Pada saat shock atau guncangan terjadi dan pasca shock, lanjut Menkeu, juga untuk mendukung agar implikasi kepada sektor penciptaan kesempatan kerja sektor riil dan ancaman di sektor keuangan bisa tetap dicegah.

“Kalaupun itu akan mengalami tekanan ke sektor keuangan di bidang sistem keuangan maka dilakukan antisipasi KSSK yang memiliki mandat untuk melakukan penanganan sistem keuangan yang mengalami ancaman sistemik yang diberikan perluasan kewenangan termasuk ruang lingkup rapatnya di dalam undang-undang KSSK hanya diperbolehkan rapat secara fisik hadir maka di dalam Perpu diberikan keleluasaan untuk rapat tidak dilakukan secara fisik tapi menggunakan video conference,” tandas Menkeu.

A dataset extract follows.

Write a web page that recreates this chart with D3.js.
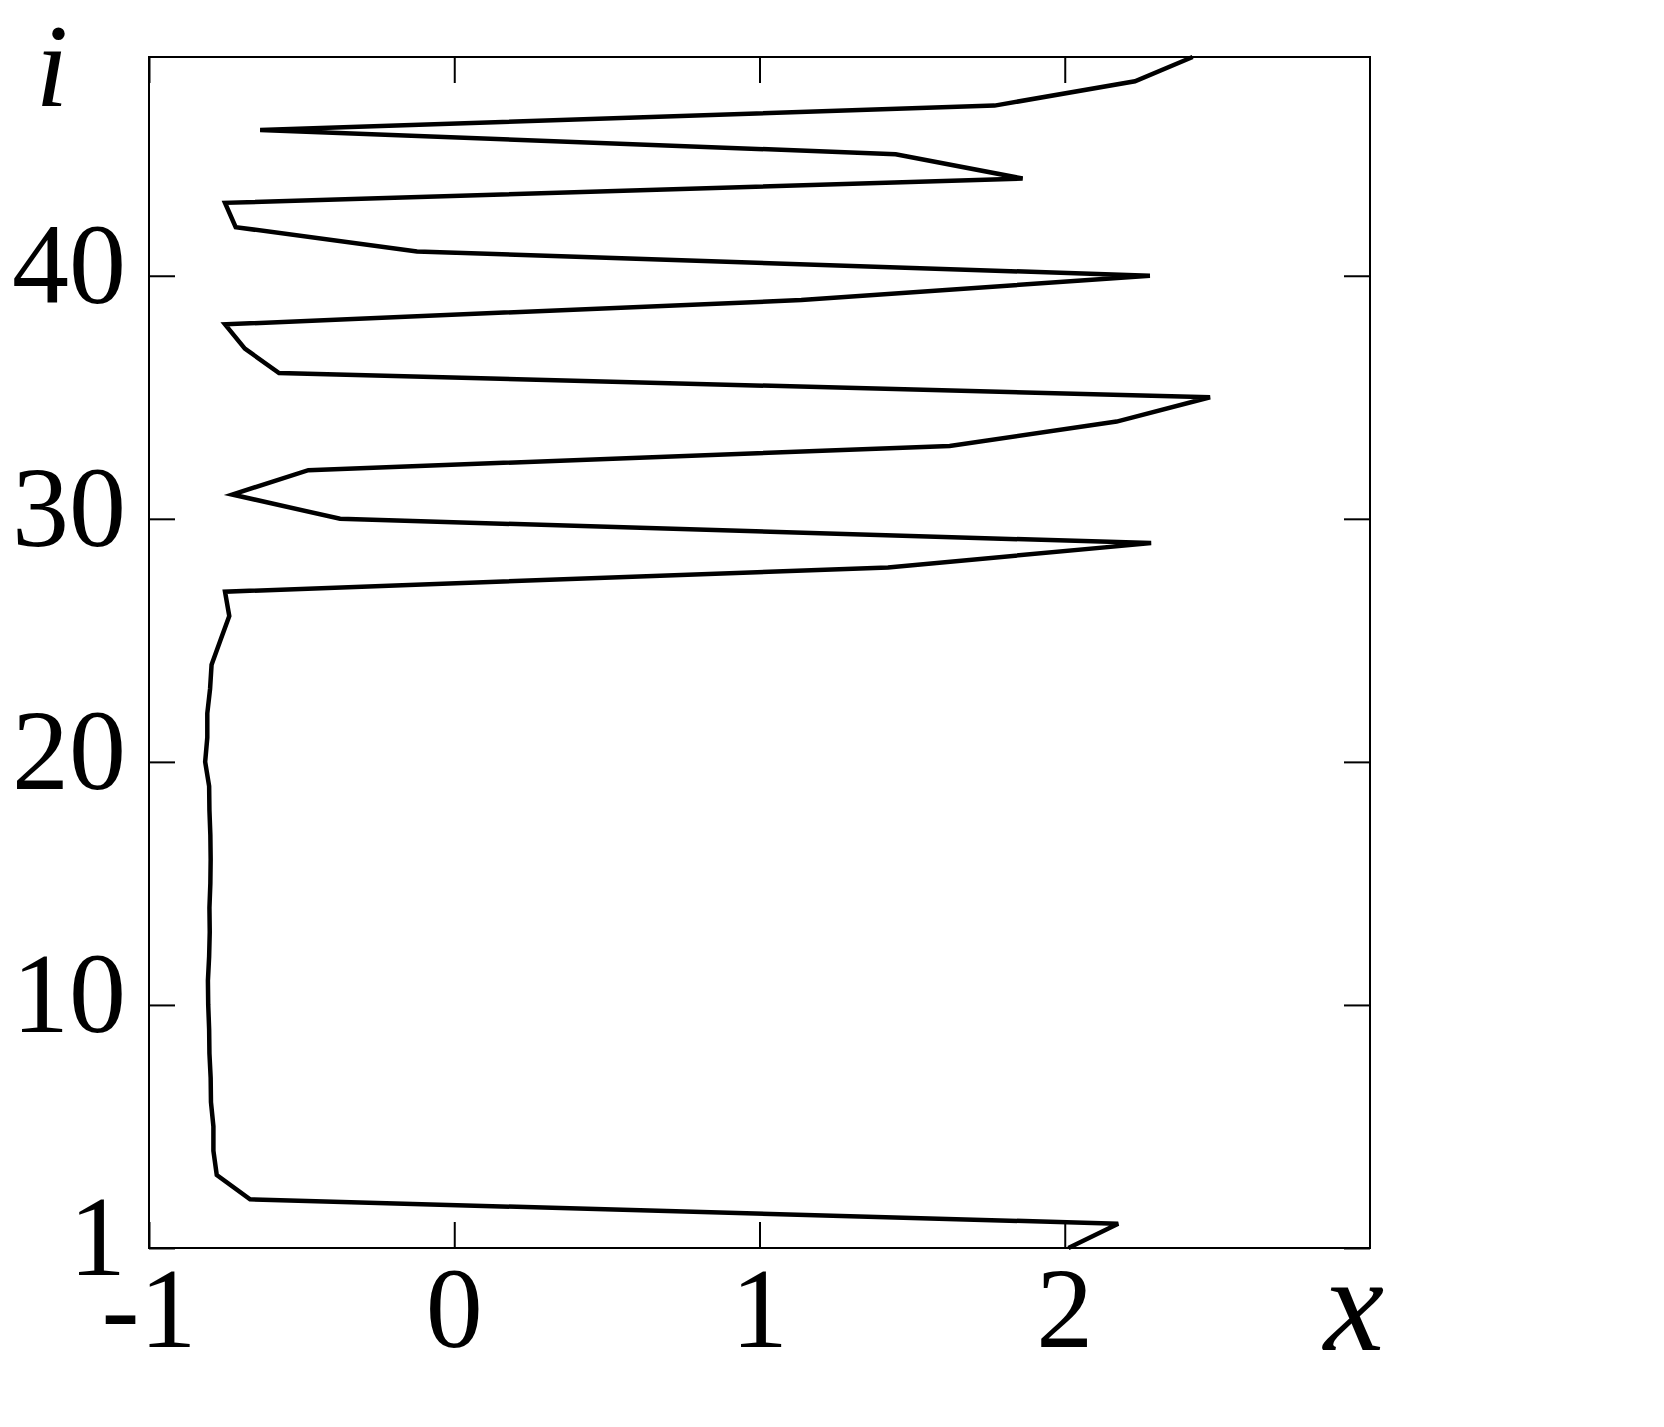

Penguatan kewenangan Bank Indonesia (BI), tambah Menkeu, dimasukkan di dalam Perpu di dalam rangka untuk ikut membeli surat berharga negara jangka panjang dalam pendanaan APBN yang mengalami tekanan luar biasa dan di dalam pemulihan ekonomi.

“Penguatan kewenangan OJK dan LPS dalam rangka mereka mampu untuk mencegah risiko yang membahayakan stabilitas sistem keuangan terutama di bidang perbankan dan perlindungan nasabah perbankan,” tutup Menkeu.